Maximinus I (Long face portrait)
AE sestertius. AD 235-236.
O: IMP MAXIMINVS PIVS AVG, laureate and draped bust right
Rx: PAX AVGVSTI, Pax standing left, holding olive branch and transverse sceptre. S-C across fields. RIC 58; Cohen 34; Sear 8332 var (obv. legend
Interesting article, although the very antiquated use of the term "race" as a purely ethnic/geographic/Italian vs. barbarian term, having nothing to do with skin color, took some getting used to. As did the various time shifts in viewpoint -- late antiquity looking back at the 3rd century, Nazi-era German historians looking back on late antiquity looking back at the 3rd century and injecting their own viewpoint on "Germanic" peoples, and so on. In any event, was Maximinus I really the first emperor without Roman/Italian "blood"? What about the Severans? I suppose Septimius Severus (from North Africa) and Julia Domna (from Syria) and the subsequent Severans all had at least some Italian ancestry?

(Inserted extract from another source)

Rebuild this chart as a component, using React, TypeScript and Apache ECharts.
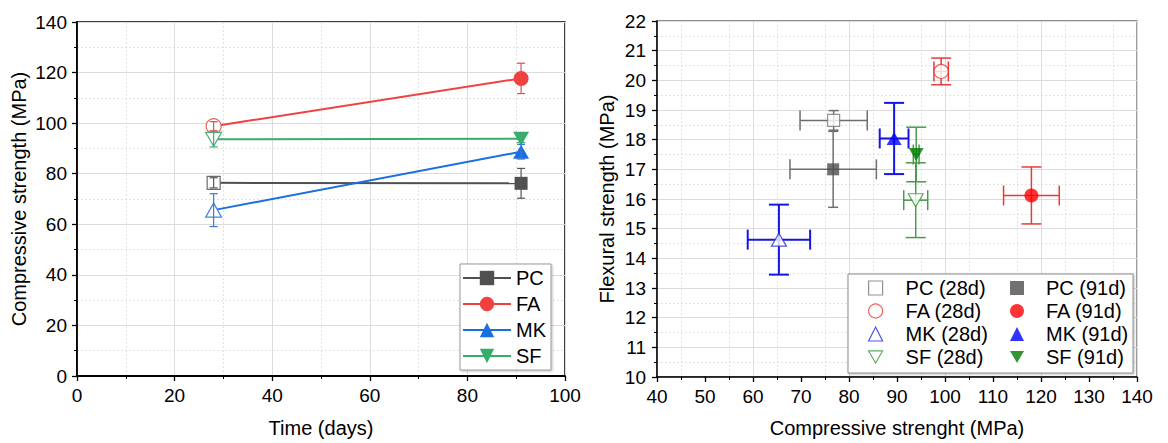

Maximinus I, AD 235-238, AE Sestertius, (30.5mm, 21.84g), Rome mint,2nd emission, AD 236
Obv: Laureate, draped, and cuirassed bust right
Rev: Victory advancing right, holding palm frond and wreath
Ref: RIC IV 67
Notes: In 236, Maximinus named his son Maximus as Caesar, his deceased wife Paulina was deified. He spent the winter in Sirmium in Pannonia as he battled against the Dacians and Sarmatians, north of the Danube.

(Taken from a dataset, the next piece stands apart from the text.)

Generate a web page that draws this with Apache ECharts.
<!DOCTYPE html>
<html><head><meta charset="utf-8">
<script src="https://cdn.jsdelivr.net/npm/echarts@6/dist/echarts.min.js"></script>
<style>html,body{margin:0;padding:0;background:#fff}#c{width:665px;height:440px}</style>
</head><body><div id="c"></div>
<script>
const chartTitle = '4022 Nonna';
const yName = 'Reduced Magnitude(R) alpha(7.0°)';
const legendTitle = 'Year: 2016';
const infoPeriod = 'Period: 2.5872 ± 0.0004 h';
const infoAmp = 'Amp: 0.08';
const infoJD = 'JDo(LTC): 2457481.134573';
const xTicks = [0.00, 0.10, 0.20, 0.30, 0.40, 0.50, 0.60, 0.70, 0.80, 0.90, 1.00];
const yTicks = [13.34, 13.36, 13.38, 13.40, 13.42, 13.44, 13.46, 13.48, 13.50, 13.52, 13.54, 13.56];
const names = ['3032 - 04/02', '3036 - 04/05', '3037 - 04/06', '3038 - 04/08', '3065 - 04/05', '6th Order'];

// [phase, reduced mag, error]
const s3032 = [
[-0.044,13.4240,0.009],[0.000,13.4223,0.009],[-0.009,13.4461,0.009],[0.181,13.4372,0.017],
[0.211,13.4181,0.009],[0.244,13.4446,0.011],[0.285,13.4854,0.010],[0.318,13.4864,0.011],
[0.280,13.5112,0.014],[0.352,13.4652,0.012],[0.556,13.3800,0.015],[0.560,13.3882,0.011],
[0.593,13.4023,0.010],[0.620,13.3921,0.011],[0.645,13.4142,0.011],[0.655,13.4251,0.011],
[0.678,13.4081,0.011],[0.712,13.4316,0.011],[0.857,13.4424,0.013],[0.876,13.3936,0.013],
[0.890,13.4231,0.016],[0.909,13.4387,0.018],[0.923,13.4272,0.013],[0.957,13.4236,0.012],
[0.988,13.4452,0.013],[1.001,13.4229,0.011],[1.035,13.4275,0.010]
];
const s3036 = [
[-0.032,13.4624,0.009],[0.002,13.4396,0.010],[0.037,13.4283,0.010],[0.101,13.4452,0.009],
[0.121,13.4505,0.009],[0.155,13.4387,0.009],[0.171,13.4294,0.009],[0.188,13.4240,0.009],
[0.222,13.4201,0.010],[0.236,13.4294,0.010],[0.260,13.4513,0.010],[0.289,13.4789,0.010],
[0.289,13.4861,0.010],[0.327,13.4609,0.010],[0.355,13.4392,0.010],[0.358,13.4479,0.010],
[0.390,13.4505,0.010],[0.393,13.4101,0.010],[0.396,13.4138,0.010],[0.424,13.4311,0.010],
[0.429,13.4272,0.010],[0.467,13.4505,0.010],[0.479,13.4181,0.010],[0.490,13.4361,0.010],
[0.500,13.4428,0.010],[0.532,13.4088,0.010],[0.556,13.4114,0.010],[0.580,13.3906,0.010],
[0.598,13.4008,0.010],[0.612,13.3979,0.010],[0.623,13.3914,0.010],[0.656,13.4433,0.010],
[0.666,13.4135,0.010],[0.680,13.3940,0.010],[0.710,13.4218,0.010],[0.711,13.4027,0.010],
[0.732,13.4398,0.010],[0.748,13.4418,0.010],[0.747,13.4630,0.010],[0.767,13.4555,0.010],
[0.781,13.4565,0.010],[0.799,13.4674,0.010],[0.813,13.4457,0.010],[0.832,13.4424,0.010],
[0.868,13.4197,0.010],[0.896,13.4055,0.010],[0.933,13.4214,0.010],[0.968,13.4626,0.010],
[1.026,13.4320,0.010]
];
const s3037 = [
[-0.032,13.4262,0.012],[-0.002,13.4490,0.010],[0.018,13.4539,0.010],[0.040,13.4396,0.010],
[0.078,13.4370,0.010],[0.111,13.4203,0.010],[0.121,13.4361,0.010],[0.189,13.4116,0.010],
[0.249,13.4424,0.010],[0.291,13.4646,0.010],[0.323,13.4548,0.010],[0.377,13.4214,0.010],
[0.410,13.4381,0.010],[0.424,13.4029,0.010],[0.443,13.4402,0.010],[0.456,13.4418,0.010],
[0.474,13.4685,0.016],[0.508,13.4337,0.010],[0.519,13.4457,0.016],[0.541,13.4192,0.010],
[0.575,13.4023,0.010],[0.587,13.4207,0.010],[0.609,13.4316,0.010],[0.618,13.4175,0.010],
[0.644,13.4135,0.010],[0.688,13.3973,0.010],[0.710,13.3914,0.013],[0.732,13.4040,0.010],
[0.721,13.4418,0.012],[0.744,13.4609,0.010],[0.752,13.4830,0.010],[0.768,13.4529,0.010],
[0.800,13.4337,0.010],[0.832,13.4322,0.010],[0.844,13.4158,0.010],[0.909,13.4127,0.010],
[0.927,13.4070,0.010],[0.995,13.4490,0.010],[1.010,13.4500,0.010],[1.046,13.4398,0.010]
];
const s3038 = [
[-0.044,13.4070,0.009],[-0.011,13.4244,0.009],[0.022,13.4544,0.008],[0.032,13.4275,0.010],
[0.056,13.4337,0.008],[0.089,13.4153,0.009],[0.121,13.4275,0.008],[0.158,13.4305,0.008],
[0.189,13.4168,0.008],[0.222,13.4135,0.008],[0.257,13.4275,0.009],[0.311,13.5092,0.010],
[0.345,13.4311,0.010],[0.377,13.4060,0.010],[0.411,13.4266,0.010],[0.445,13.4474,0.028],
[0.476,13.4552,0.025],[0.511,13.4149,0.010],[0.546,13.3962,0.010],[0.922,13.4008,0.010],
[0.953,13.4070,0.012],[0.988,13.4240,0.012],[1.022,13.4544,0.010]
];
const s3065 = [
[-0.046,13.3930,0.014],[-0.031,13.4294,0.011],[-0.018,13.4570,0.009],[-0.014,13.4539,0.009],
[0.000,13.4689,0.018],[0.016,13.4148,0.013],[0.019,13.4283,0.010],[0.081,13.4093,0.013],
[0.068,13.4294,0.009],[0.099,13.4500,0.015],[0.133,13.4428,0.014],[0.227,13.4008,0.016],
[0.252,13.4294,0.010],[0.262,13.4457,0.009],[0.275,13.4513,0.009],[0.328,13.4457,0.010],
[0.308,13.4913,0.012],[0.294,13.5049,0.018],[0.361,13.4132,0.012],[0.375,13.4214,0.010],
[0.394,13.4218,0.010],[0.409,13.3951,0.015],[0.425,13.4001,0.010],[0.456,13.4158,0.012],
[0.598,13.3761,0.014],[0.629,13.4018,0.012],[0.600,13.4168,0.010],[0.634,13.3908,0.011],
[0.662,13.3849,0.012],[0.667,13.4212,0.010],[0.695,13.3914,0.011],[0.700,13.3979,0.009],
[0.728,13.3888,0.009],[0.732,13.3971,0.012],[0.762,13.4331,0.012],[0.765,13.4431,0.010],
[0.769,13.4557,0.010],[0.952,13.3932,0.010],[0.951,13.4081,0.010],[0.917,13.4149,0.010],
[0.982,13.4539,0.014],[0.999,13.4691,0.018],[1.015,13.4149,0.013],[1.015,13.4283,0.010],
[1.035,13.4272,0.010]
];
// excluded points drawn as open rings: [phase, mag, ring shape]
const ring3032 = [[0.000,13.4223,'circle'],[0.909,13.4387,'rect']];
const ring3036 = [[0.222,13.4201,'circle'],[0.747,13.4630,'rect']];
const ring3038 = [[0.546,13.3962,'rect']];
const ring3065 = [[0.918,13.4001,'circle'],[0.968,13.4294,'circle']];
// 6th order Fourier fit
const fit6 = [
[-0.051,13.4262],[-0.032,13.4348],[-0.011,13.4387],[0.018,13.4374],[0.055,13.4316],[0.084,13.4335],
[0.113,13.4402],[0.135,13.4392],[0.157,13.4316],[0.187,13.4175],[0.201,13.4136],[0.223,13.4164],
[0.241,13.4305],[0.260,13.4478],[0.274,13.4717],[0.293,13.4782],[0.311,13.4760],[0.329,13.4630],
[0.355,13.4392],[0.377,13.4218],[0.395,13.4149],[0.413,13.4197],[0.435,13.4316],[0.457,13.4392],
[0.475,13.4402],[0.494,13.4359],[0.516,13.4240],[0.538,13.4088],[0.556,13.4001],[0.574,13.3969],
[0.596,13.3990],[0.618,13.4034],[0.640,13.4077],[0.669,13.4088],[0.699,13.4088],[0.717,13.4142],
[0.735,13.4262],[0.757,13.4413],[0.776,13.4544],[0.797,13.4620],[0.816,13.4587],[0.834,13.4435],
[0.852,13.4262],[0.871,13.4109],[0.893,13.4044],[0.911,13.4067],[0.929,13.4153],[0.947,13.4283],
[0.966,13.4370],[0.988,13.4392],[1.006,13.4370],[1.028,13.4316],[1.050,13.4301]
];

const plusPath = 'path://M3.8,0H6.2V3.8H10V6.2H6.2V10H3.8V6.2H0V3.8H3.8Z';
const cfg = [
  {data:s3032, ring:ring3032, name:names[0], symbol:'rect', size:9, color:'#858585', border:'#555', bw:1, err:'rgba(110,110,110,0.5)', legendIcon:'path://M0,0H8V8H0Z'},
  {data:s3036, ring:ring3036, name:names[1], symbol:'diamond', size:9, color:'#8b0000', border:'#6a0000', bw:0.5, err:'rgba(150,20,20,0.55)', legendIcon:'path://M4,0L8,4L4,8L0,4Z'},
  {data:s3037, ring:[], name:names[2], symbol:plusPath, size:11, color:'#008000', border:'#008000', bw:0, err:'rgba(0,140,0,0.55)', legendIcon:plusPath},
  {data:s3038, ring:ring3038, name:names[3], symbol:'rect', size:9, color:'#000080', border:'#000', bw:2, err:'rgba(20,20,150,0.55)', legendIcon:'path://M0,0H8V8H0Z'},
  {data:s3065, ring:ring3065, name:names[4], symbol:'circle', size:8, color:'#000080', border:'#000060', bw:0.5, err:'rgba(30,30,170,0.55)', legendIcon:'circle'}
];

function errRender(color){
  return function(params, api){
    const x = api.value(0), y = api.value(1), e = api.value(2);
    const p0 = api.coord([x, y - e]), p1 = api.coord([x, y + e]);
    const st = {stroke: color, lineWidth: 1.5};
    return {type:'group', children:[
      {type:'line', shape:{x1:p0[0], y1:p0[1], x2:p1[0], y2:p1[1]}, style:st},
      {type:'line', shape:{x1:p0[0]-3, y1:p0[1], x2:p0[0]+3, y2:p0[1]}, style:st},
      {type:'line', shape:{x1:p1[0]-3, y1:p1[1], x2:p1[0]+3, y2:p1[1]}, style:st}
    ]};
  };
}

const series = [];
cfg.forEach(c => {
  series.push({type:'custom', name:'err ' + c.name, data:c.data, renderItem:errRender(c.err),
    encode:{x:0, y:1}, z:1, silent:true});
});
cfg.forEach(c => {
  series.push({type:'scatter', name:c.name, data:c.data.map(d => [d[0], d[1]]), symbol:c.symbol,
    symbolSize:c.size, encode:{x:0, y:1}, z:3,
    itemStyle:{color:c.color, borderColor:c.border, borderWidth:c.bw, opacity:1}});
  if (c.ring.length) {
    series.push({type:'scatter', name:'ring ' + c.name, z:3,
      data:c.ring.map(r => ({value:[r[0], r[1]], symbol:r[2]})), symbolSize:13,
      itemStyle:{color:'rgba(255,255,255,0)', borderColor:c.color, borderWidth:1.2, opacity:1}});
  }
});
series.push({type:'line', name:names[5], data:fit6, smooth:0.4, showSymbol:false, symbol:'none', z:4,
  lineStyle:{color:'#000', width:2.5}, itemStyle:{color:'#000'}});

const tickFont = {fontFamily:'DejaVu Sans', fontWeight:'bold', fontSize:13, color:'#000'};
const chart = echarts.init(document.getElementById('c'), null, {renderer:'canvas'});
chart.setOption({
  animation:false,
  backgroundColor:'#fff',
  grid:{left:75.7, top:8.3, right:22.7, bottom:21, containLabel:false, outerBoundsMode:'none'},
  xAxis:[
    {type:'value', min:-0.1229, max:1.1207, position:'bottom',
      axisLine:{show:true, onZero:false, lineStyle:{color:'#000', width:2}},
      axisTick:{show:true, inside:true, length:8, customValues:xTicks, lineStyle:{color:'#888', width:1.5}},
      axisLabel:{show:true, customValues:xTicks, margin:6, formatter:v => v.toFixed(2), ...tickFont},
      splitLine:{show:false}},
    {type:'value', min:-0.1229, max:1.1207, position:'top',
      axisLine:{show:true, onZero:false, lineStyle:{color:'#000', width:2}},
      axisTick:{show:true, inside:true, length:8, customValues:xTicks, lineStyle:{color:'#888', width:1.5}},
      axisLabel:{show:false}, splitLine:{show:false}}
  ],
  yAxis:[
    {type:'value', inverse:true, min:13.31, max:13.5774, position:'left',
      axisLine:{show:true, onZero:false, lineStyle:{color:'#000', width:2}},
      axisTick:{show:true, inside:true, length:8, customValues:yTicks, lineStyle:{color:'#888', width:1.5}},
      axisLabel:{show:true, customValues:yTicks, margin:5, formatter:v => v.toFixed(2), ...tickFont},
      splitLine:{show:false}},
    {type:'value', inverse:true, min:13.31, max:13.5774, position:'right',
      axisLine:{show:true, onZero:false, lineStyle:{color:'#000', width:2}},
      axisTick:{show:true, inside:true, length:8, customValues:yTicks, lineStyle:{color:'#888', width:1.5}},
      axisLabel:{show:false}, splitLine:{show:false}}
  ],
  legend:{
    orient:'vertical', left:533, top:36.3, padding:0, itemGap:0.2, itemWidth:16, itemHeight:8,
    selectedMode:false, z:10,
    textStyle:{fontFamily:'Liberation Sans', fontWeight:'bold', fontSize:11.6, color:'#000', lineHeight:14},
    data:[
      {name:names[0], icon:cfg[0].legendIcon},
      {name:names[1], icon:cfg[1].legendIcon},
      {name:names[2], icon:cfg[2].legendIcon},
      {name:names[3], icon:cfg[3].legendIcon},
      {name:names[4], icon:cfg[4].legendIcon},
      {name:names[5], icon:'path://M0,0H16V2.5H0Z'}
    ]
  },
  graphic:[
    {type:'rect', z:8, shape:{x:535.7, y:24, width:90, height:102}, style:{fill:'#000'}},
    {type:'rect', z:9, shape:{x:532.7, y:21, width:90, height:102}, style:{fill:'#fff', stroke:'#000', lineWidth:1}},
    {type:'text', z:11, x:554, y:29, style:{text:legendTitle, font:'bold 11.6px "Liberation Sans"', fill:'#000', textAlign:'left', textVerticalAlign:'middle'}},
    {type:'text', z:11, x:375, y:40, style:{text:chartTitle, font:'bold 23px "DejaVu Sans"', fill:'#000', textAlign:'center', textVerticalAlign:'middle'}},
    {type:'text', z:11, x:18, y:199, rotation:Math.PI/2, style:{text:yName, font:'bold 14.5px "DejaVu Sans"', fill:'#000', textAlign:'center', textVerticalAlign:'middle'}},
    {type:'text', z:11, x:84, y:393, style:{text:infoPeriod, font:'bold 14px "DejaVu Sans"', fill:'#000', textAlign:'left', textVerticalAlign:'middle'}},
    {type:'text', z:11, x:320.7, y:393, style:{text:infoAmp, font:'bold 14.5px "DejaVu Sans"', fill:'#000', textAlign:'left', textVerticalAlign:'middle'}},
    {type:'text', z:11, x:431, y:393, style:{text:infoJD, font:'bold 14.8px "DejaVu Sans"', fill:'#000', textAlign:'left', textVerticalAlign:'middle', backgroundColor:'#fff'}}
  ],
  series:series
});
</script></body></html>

LOL, @Justin Lee ... based on your write-up:
Anybody remember this guy?
Maximus Maximinus Thrax JUNIOR
Here is an interesting thread from 2018 on the Harzhorn battle site (including helpful videos):
Maximinus Thrax Denarius Salus
Obverse: Laureate, draped and cuirassed bust right / IMP MAXIMINVS PIVS AVG
Reverse: Salus seated left, feeding from patera a serpent arising from altar / SALVS AVGVSTI
Silver, 22 mm, 2.59 gm
Catalog: RIC 14
Struck: AD 235-238 Rome
Very nice Salus & snake on your reverse!